Keating Report: mid-year 2016 forecast on government budgets and spending—Part 4
As we head toward the end of 2016, GPN reached out to vendors and experts to find out about technology acquisitions in government. Governments continue to embrace the cloud for their IT tasks, says Scott Burns, CEO and co-founder of GovDelivery. His firm offers a digital communications platform exclusively for government. The firm serves over 1,000 public sector organizations around the world.
“We are seeing an increase in adoption in cloud technologies as well as a focus on improving the citizen experience,” Burns says. “However, we are finding that agencies are continuing to have budget constraints and are dealing with short staffs as the retirement wave is beginning. Therefore, they are looking for a mix of technologies that has proven impact and is also easy-to-use and execute.”

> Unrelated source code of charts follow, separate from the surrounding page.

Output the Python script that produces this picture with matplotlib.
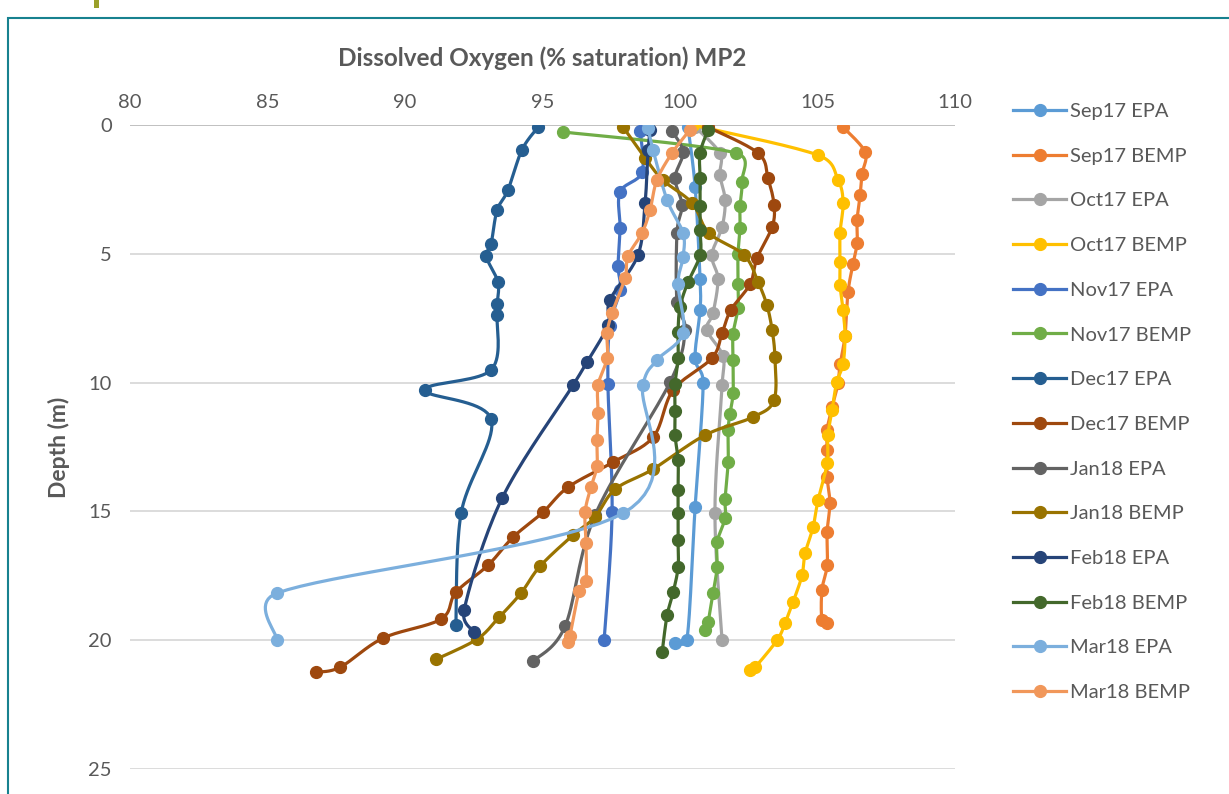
import numpy as np
import matplotlib
matplotlib.use("Agg")
import matplotlib.pyplot as plt
from matplotlib.lines import Line2D
from matplotlib.patches import Rectangle

plt.rcParams['font.family'] = ['Lato', 'DejaVu Sans']

# Dissolved oxygen (% saturation) and depth (m) per survey
sep17_epa_do = [100.29, 100.55, 100.73, 100.73, 100.55, 100.84, 100.55, 100.25, 99.82]
sep17_epa_d = [0.08, 2.41, 5.98, 7.18, 9.05, 10.02, 14.83, 20.0, 20.12]

sep17_bemp_do = [105.93, 106.73, 106.62, 106.55, 106.44, 106.44, 106.29, 106.11, 106.0, 105.82, 105.75,
                 105.53, 105.35, 105.35, 105.35, 105.45, 105.35, 105.35, 105.16, 105.16, 105.35]
sep17_bemp_d = [0.08, 1.05, 1.9, 2.72, 3.69, 4.58, 5.4, 6.49, 8.19, 9.28, 10.02,
                10.95, 11.84, 12.62, 13.67, 14.68, 15.8, 17.09, 18.06, 19.22, 19.34]

oct17_epa_do = [100.55, 101.45, 101.45, 101.64, 101.53, 101.16, 101.38, 101.2, 100.98, 101.56, 101.53, 101.27, 101.53]
oct17_epa_d = [0.08, 1.09, 1.94, 2.91, 3.96, 5.05, 5.98, 7.3, 7.96, 8.97, 10.1, 15.07, 20.0]

oct17_bemp_do = [100.47, 105.02, 105.75, 105.93, 105.82, 105.82, 105.82, 105.93, 106.0, 105.93, 105.7, 105.53,
                 105.38, 105.35, 105.02, 104.84, 104.55, 104.44, 104.11, 103.82, 103.53, 102.73, 102.55]
oct17_bemp_d = [0.0, 1.17, 2.14, 3.03, 4.19, 5.32, 6.21, 7.18, 8.19, 9.28, 9.98, 11.07,
                12.04, 13.13, 14.56, 15.61, 16.62, 17.48, 18.52, 19.34, 20.0, 21.05, 21.17]

nov17_epa_do = [98.55, 98.62, 97.82, 97.82, 97.75, 97.82, 97.45, 97.38, 97.53, 97.24]
nov17_epa_d = [0.23, 1.83, 2.6, 4.0, 5.48, 6.41, 7.81, 10.06, 15.03, 20.0]

nov17_bemp_do = [95.75, 102.04, 102.25, 102.18, 102.18, 102.11, 102.11, 102.11, 101.93, 101.93, 101.93,
                 101.82, 101.75, 101.75, 101.64, 101.64, 101.35, 101.35, 101.2, 101.02, 100.91]
nov17_bemp_d = [0.27, 1.09, 2.21, 3.15, 4.0, 5.0, 6.17, 7.1, 8.12, 9.13, 10.4,
                11.2, 11.84, 13.09, 14.52, 15.26, 16.19, 17.17, 18.17, 19.3, 19.6]

dec17_epa_do = [94.84, 94.25, 93.75, 93.35, 93.13, 92.95, 93.38, 93.35, 93.35, 93.13, 90.73, 93.13, 92.04, 91.85]
dec17_epa_d = [0.08, 0.97, 2.52, 3.3, 4.62, 5.09, 6.1, 6.95, 7.38, 9.51, 10.29, 11.42, 15.07, 19.42]

dec17_bemp_do = [101.02, 102.84, 103.2, 103.42, 103.35, 102.8, 102.55, 101.85, 101.53, 101.16, 99.75,
                 99.02, 97.56, 95.93, 95.02, 93.93, 93.02, 91.85, 91.31, 89.2, 87.64, 86.76]
dec17_bemp_d = [0.08, 1.09, 2.06, 3.11, 3.96, 5.17, 6.17, 7.18, 8.08, 9.05, 10.29,
                12.12, 13.09, 14.06, 15.03, 16.0, 17.09, 18.14, 19.18, 19.92, 21.05, 21.24]

jan18_epa_do = [99.71, 100.11, 99.82, 100.07, 99.89, 99.89, 100.18, 99.64, 96.91, 95.82, 94.65]
jan18_epa_d = [0.23, 1.05, 2.06, 3.11, 4.19, 6.87, 7.96, 9.98, 15.15, 19.46, 20.82]

jan18_bemp_do = [97.93, 98.73, 99.38, 100.44, 101.05, 102.33, 102.84, 103.16, 103.35, 103.45, 103.42,
                 102.65, 100.91, 99.02, 97.64, 96.91, 96.11, 94.91, 94.22, 93.42, 92.62, 91.13]
jan18_bemp_d = [0.08, 1.28, 2.14, 3.03, 4.19, 5.05, 6.1, 6.99, 7.96, 9.01, 10.68,
                11.34, 12.04, 13.36, 14.14, 15.22, 15.92, 17.13, 18.17, 19.11, 19.96, 20.74]

feb18_epa_do = [98.91, 98.84, 98.73, 98.47, 97.45, 97.38, 96.62, 96.11, 93.53, 92.15, 92.51]
feb18_epa_d = [0.19, 0.97, 3.03, 5.05, 6.8, 7.77, 9.2, 10.1, 14.49, 18.83, 19.69]

feb18_bemp_do = [101.02, 100.73, 100.73, 100.73, 100.73, 100.73, 100.29, 100.0, 99.93, 99.93, 99.82,
                 99.82, 99.82, 99.93, 99.93, 99.93, 99.93, 99.93, 99.75, 99.53, 99.35]
feb18_bemp_d = [0.19, 1.09, 2.06, 3.15, 4.08, 5.05, 6.1, 7.07, 8.04, 9.05, 10.06,
                11.11, 12.04, 13.01, 14.17, 15.07, 16.12, 17.17, 18.14, 19.03, 20.47]

mar18_epa_do = [98.84, 99.02, 99.53, 100.11, 100.11, 99.93, 100.11, 99.16, 98.65, 97.93, 85.35, 85.35]
mar18_epa_d = [0.12, 0.97, 2.91, 4.19, 5.13, 6.17, 8.08, 9.13, 10.1, 15.07, 18.17, 20.0]

mar18_bemp_do = [100.36, 99.71, 99.16, 98.91, 98.62, 98.11, 98.0, 97.53, 97.35, 97.35, 97.02,
                 97.02, 96.98, 96.98, 96.76, 96.55, 96.58, 96.58, 96.33, 96.0, 95.93]
mar18_bemp_d = [0.19, 1.09, 2.14, 3.3, 4.19, 5.09, 5.94, 7.3, 8.08, 9.05, 10.1,
                11.18, 12.23, 13.24, 14.06, 15.03, 16.23, 17.71, 18.1, 19.84, 20.08]

series = [
    ("Sep17 EPA", sep17_epa_do, sep17_epa_d, "#5B9BD5"),
    ("Sep17 BEMP", sep17_bemp_do, sep17_bemp_d, "#ED7D31"),
    ("Oct17 EPA", oct17_epa_do, oct17_epa_d, "#A5A5A5"),
    ("Oct17 BEMP", oct17_bemp_do, oct17_bemp_d, "#FFC000"),
    ("Nov17 EPA", nov17_epa_do, nov17_epa_d, "#4472C4"),
    ("Nov17 BEMP", nov17_bemp_do, nov17_bemp_d, "#70AD47"),
    ("Dec17 EPA", dec17_epa_do, dec17_epa_d, "#255E91"),
    ("Dec17 BEMP", dec17_bemp_do, dec17_bemp_d, "#9E480E"),
    ("Jan18 EPA", jan18_epa_do, jan18_epa_d, "#636363"),
    ("Jan18 BEMP", jan18_bemp_do, jan18_bemp_d, "#997300"),
    ("Feb18 EPA", feb18_epa_do, feb18_epa_d, "#264478"),
    ("Feb18 BEMP", feb18_bemp_do, feb18_bemp_d, "#43682B"),
    ("Mar18 EPA", mar18_epa_do, mar18_epa_d, "#7CAFDD"),
    ("Mar18 BEMP", mar18_bemp_do, mar18_bemp_d, "#F1975A"),
]


def limit(v, chord):
    # keep control handles from running far past short segments
    n = np.hypot(*v)
    m = 0.6 * chord
    return v * (m / n) if n > m else v


# Excel-like smoothed line (Catmull-Rom as cubic Bezier)
def smooth(x, y, n=20):
    sy = 25.75 / 27.5  # roughly equal pixel scale
    p = np.column_stack([np.asarray(x, float), np.asarray(y, float) * sy])
    out = [p[0]]
    t = np.linspace(0, 1, n)[1:, None]
    for i in range(len(p) - 1):
        p0 = p[i - 1] if i > 0 else p[i]
        p1, p2 = p[i], p[i + 1]
        p3 = p[i + 2] if i + 2 < len(p) else p[i + 1]
        chord = np.hypot(*(p2 - p1))
        c1 = p1 + limit((p2 - p0) / 6, chord)
        c2 = p2 - limit((p3 - p1) / 6, chord)
        seg = ((1 - t) ** 3) * p1 + 3 * ((1 - t) ** 2) * t * c1 + 3 * (1 - t) * t ** 2 * c2 + t ** 3 * p2
        out.extend(seg)
    out = np.array(out)
    return out[:, 0], out[:, 1] / sy


fig = plt.figure(figsize=(12.29, 7.94), dpi=100)
ax = fig.add_axes([130 / 1229, 25 / 794, 825 / 1229, 644 / 794])

handles = []
for name, do, d, col in series:
    sx, sy_ = smooth(do, d)
    ax.plot(sx, sy_, color=col, lw=2.3, solid_capstyle='round', zorder=3)
    ax.plot(do, d, 'o', color=col, ms=8.5, mec=col, zorder=3)
    handles.append(Line2D([0], [0], color=col, lw=2.3, marker='o', ms=8.5, label=name))

ax.set_xlim(80, 110)
ax.set_ylim(25, 0)
ax.set_xticks(np.arange(80, 111, 5))
ax.set_yticks(np.arange(0, 26, 5))
ax.xaxis.tick_top()
ax.tick_params(axis='both', length=0, labelsize=14.5, labelcolor='#595959')
ax.tick_params(axis='x', pad=10)
ax.tick_params(axis='y', pad=13)
ax.grid(axis='y', color='#D9D9D9', lw=1.3, zorder=0)
ax.set_axisbelow(True)
for s in ax.spines.values():
    s.set_visible(False)
ax.axhline(0, color='#BFBFBF', lw=1.3, zorder=1)

ax.set_ylabel("Depth (m)", fontsize=16.5, fontweight='bold', color='#595959', labelpad=13)
fig.text(542 / 1229, 1 - 58 / 794, "Dissolved Oxygen (% saturation) MP2", ha='center', va='center',
         fontsize=17.5, fontweight='bold', color='#595959')

fig.legend(handles=handles, loc='upper left', bbox_to_anchor=(1013 / 1229, 1 - 103 / 794),
           frameon=False, fontsize=14.5, labelcolor='#595959', handlelength=2.64,
           handletextpad=0.2, labelspacing=1.37, borderpad=0, borderaxespad=0)

# teal frame around the chart area and heading fragment
fig.patches.append(Rectangle((8 / 1229, -0.01), 1.0, 1 - 18 / 794 + 0.01, transform=fig.transFigure,
                             fill=False, edgecolor='#17818F', lw=1.5))
fig.patches.append(Rectangle((94 / 1229, 1 - 8 / 794), 5 / 1229, 8 / 794, transform=fig.transFigure,
                             color='#9AA02A', lw=0))

fig.savefig("out.png", dpi=100)
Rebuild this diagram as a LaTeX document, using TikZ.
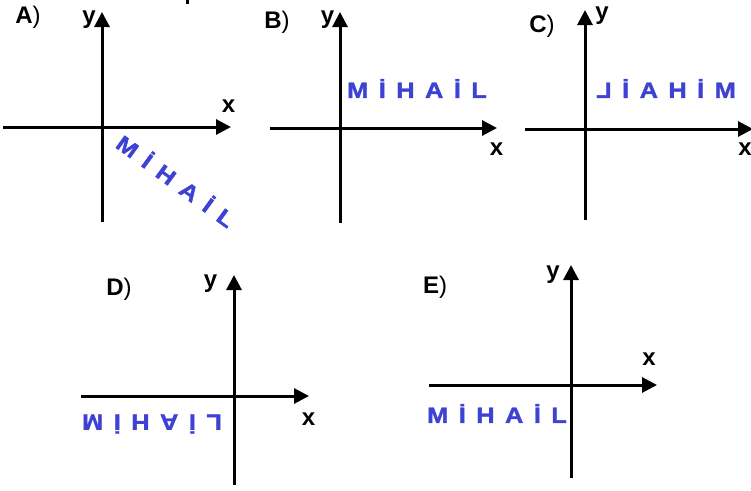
\documentclass[tikz,border=0pt]{standalone}
\usepackage{fontspec}
\usepackage{graphicx}
\setmainfont{Liberation Sans}
\newfontfamily\wordfont[FakeStretch=1.15, FakeBold=1.5]{Liberation Sans}
\usetikzlibrary{arrows.meta}
\definecolor{wordblue}{RGB}{62,66,210}
\newcommand{\gap}{\hspace{10.5pt}}
\newcommand{\mihail}[1][L]{M\gap İ\gap H\gap A\gap İ\gap #1}

\begin{document}
\begin{tikzpicture}[x=1pt, y=-1pt,
		axis/.style={line width=3pt, -{Triangle[length=15pt,width=15pt]}},
		lbl/.style={font=\fontsize{24}{24}\selectfont\bfseries, inner sep=0pt, anchor=base},
		tag/.style={font=\fontsize{24}{24}\selectfont, inner sep=0pt, anchor=base},
		word/.style={text=wordblue, font=\wordfont\fontsize{22}{22}\selectfont\bfseries, inner sep=0pt, text height=15.7pt, text depth=0pt}]
		%%%%% START %%%%%
		
		\fill[white] (0, 0) rectangle (751, 490);
		\useasboundingbox (0, 0) rectangle (751, 490);
		\fill[black] (186, 0) rectangle (189, 4);
		
		% A
		\draw[axis] (3, 127) -- (231, 127);
		\draw[axis] (102, 222) -- (102, 12);
		\node[tag] (tagA) at (28, 23) {\textbf{A})};
		\node[lbl] (yA) at (89, 23) {y};
		\node[lbl] (xA) at (228.5, 112) {x};
		\node[word, rotate=-36] (wordA) at (175.5, 181.5) {\mihail};
		
		% B
		\draw[axis] (270, 128) -- (497, 128);
		\draw[axis] (340, 223) -- (340, 12);
		\node[tag] (tagB) at (277, 28) {\textbf{B})};
		\node[lbl] (yB) at (327.5, 23) {y};
		\node[lbl] (xB) at (496.5, 155) {x};
		\node[word] (wordB) at (417, 90) {\mihail};
		
		% C
		\draw[axis] (525, 129) -- (753, 129);
		\draw[axis] (585, 220) -- (585, 10);
		\node[tag] (tagC) at (542, 32) {\textbf{C})};
		\node[lbl] (yC) at (602, 19) {y};
		\node[lbl] (xC) at (745, 155) {x};
		\node[word, xscale=-1] (wordC) at (666, 90) {\mihail};
		
		% D
		\draw[axis] (81, 396) -- (309, 396);
		\draw[axis] (234, 485) -- (234, 275);
		\node[tag] (tagD) at (119, 295) {\textbf{D})};
		\node[lbl] (yD) at (210.5, 287) {y};
		\node[lbl] (xD) at (308.5, 425) {x};
		\node[word, yscale=-1] (wordD) at (152, 422.5) {\mihail[\reflectbox{L}]};
		
		% E
		\draw[axis] (429, 385) -- (657, 385);
		\draw[axis] (571, 478) -- (571, 265);
		\node[tag] (tagE) at (435, 293) {\textbf{E})};
		\node[lbl] (yE) at (553, 278) {y};
		\node[lbl] (xE) at (649, 365) {x};
		\node[word] (wordE) at (497, 415) {\mihail};
		
		%%%%% END %%%%%
	\end{tikzpicture}
\end{document}
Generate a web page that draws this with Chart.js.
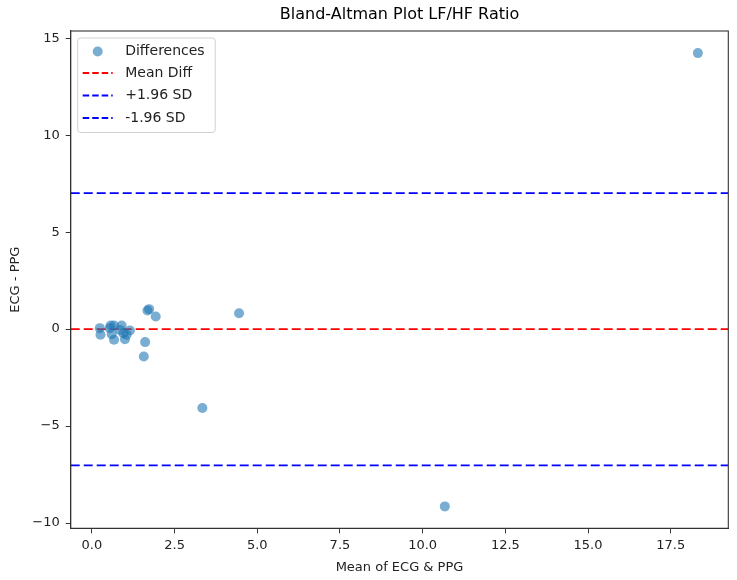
<!DOCTYPE html>
<html>
<head>
<meta charset="utf-8">
<script src="https://cdn.jsdelivr.net/npm/chart.js@4.4.1/dist/chart.umd.min.js"></script>
<style>
html,body{margin:0;padding:0;background:#fff;}
#wrap{width:737px;height:580px;position:relative;}
</style>
</head>
<body>
<div id="wrap"><canvas id="c" width="737" height="580"></canvas></div>
<script>
// Data
const meanECGPPG = [18.32, 10.67, 4.45, 3.34, 1.73, 1.68, 1.93, 1.61, 1.57, 0.24, 0.26, 0.57, 0.67, 0.90, 0.60, 0.67, 0.95, 1.00, 1.15, 0.85, 1.05, 0.54];
const diffECGPPG = [14.23, -9.14, 0.82, -4.07, 1.03, 0.96, 0.65, -0.67, -1.41, 0.05, -0.29, 0.19, 0.19, 0.19, -0.26, -0.55, -0.21, -0.52, -0.07, -0.04, -0.29, 0.05];
const meanDiff = [0.0];
const upperLoA = [7.01];
const lowerLoA = [-7.03];
const xLimits = [-0.64, 19.24];
const yLimits = [-10.27, 15.37];
const xTickValues = [0, 2.5, 5, 7.5, 10, 12.5, 15, 17.5];
const yTickValues = [-10, -5, 0, 5, 10, 15];
const legendLabels = ['Differences', 'Mean Diff', '+1.96 SD', '-1.96 SD'];

const FONT = 'DejaVu Sans';
const scatterColor = 'rgba(31,119,180,0.6)';
const inkColor = '#222';

const points = meanECGPPG.map((x, i) => ({x: x, y: diffECGPPG[i]}));
const hline = v => [{x: xLimits[0], y: v}, {x: xLimits[1], y: v}];

const frame = {
  id: 'frame',
  afterDatasetsDraw(chart) {
    const a = chart.chartArea, ctx = chart.ctx;
    ctx.save();
    ctx.strokeStyle = '#333';
    ctx.lineWidth = 1.1;
    ctx.strokeRect(a.left, a.top, a.right - a.left, a.bottom - a.top);
    // title
    ctx.fillStyle = '#000';
    ctx.font = '16px "' + FONT + '"';
    ctx.textAlign = 'center';
    ctx.textBaseline = 'middle';
    ctx.fillText('Bland-Altman Plot LF/HF Ratio', (a.left + a.right) / 2, 15);
    ctx.restore();
  },
  afterDraw(chart) {
    const a = chart.chartArea, ctx = chart.ctx;
    const bx = a.left + 7, by = a.top + 7, bw = 137.5, bh = 94.5;
    ctx.save();
    // legend box
    ctx.beginPath();
    const r = 3;
    ctx.moveTo(bx + r, by);
    ctx.lineTo(bx + bw - r, by); ctx.quadraticCurveTo(bx + bw, by, bx + bw, by + r);
    ctx.lineTo(bx + bw, by + bh - r); ctx.quadraticCurveTo(bx + bw, by + bh, bx + bw - r, by + bh);
    ctx.lineTo(bx + r, by + bh); ctx.quadraticCurveTo(bx, by + bh, bx, by + bh - r);
    ctx.lineTo(bx, by + r); ctx.quadraticCurveTo(bx, by, bx + r, by);
    ctx.closePath();
    ctx.fillStyle = 'rgba(255,255,255,0.8)';
    ctx.fill();
    ctx.strokeStyle = '#d0d0d0';
    ctx.lineWidth = 1;
    ctx.stroke();
    const rowsY = [by + 13.5, by + 35, by + 57.5, by + 80];
    const colors = [null, 'red', 'blue', 'blue'];
    ctx.font = '14px "' + FONT + '"';
    ctx.textAlign = 'left';
    ctx.textBaseline = 'middle';
    for (let i = 0; i < 4; i++) {
      const y = rowsY[i];
      if (i === 0) {
        ctx.beginPath();
        ctx.arc(bx + 20, y, 5, 0, Math.PI * 2);
        ctx.fillStyle = scatterColor;
        ctx.fill();
      } else {
        ctx.beginPath();
        ctx.setLineDash([6.5, 3]);
        ctx.strokeStyle = colors[i];
        ctx.lineWidth = 1.8;
        ctx.moveTo(bx + 5, y);
        ctx.lineTo(bx + 35, y);
        ctx.stroke();
        ctx.setLineDash([]);
      }
      ctx.fillStyle = inkColor;
      ctx.fillText(legendLabels[i], bx + 47.5, y);
    }
    ctx.restore();
  }
};

const lineDs = (label, v, color) => ({
  type: 'line', label: label, data: hline(v),
  borderColor: color, borderWidth: 1.8, borderDash: [9, 4],
  pointRadius: 0, fill: false, tension: 0
});

new Chart(document.getElementById('c'), {
  type: 'scatter',
  data: {
    datasets: [
      {label: legendLabels[0], data: points, backgroundColor: scatterColor, borderWidth: 0, pointRadius: 5, pointHoverRadius: 5, order: 0},
      Object.assign(lineDs(legendLabels[1], meanDiff[0], 'red'), {order: 1}),
      Object.assign(lineDs(legendLabels[2], upperLoA[0], 'blue'), {order: 1}),
      Object.assign(lineDs(legendLabels[3], lowerLoA[0], 'blue'), {order: 1})
    ]
  },
  options: {
    responsive: false,
    animation: false,
    devicePixelRatio: 1,
    layout: {padding: {top: 31, right: 8.7, left: 0, bottom: 0}},
    plugins: {legend: {display: false}, title: {display: false}, tooltip: {enabled: false}},
    scales: {
      x: {
        type: 'linear', min: xLimits[0], max: xLimits[1],
        afterFit(s) { s.height = 51.7; },
        afterBuildTicks(s) { s.ticks = xTickValues.map(v => ({value: v})); },
        grid: {display: true, drawOnChartArea: false, drawTicks: true, tickLength: 5, tickColor: '#333', tickWidth: 1},
        border: {display: true, color: '#333', width: 1.1},
        ticks: {color: inkColor, font: {family: FONT, size: 13}, padding: 5, maxRotation: 0, autoSkip: false,
          callback: v => v.toFixed(1)},
        title: {display: true, text: 'Mean of ECG & PPG', color: inkColor, font: {family: FONT, size: 13}, padding: {top: 4, bottom: 5}}
      },
      y: {
        type: 'linear', min: yLimits[0], max: yLimits[1],
        afterFit(s) { s.width = 70.7; },
        afterBuildTicks(s) { s.ticks = yTickValues.map(v => ({value: v})); },
        grid: {display: true, drawOnChartArea: false, drawTicks: true, tickLength: 5, tickColor: '#333', tickWidth: 1},
        border: {display: true, color: '#333', width: 1.1},
        ticks: {color: inkColor, font: {family: FONT, size: 13}, padding: 6, autoSkip: false,
          callback: v => (v < 0 ? '\u2212' + Math.abs(v) : String(v))},
        title: {display: true, text: 'ECG - PPG', color: inkColor, font: {family: FONT, size: 13}, padding: {top: 8, bottom: 4}}
      }
    }
  },
  plugins: [frame]
});
</script>
</body>
</html>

There are changes afoot in municipal parking, says Matt Darst, senior vice president, mobility and parking solutions at Xerox. Parking meters will fade away, Darst tells GPN. “Due to the growth of app payments and alternative uses of metered spaces, strained city budgets will have no choice but to allocate less for meter purchases and support. Soon, the vehicles themselves will detect when they’re parked in a metered space, and the car will pay for parking. You’ll be charged only for the time you are parked, with your session ending as you drive away.”
Darst also predicts that tax credits and subsidized parking will boost ride-sharing among the poor. He says that it’s true that for the poor, owning a car can be an expensive burden. Owning a car, however, is viewed as a way out of poverty because vehicles provide critical access to schools and jobs. “To solve the last mile problem for those in need, government will likely promote car-sharing through tax credits and other incentives. Municipalities will seek to monetize their unused parking lots by giving car-sharing companies cheap access,” Darst predicts.
Sales of electronic security products in the government market, including federal, state, and local levels, is projected to rise 5.3 percent annually through 2019, predicts Freedonia Group report Number 3321. By 2019, demand in government for electronic security products will exceed $1.6 billion in product value. Institutional, educational facility and health care buys of those products are not included in the government market estimate. Freedonia Group is a Cleveland-based market research firm.
“Demand will primarily be driven by improvements to existing systems due to heightened concerns regarding physical security following a number of highly publicized incidents, including contractor Edward Snowden’s leak of thousands of classified documents in 2013,” Freedonia analysts state in the report.
The analysts note the high degree of potential risk associated with security breaches in government facilities. Products such as cyber-hardened electronic security devices, access control systems, alarms, video surveillance and contraband detectors will be on governments’ shopping lists, the analysts predict.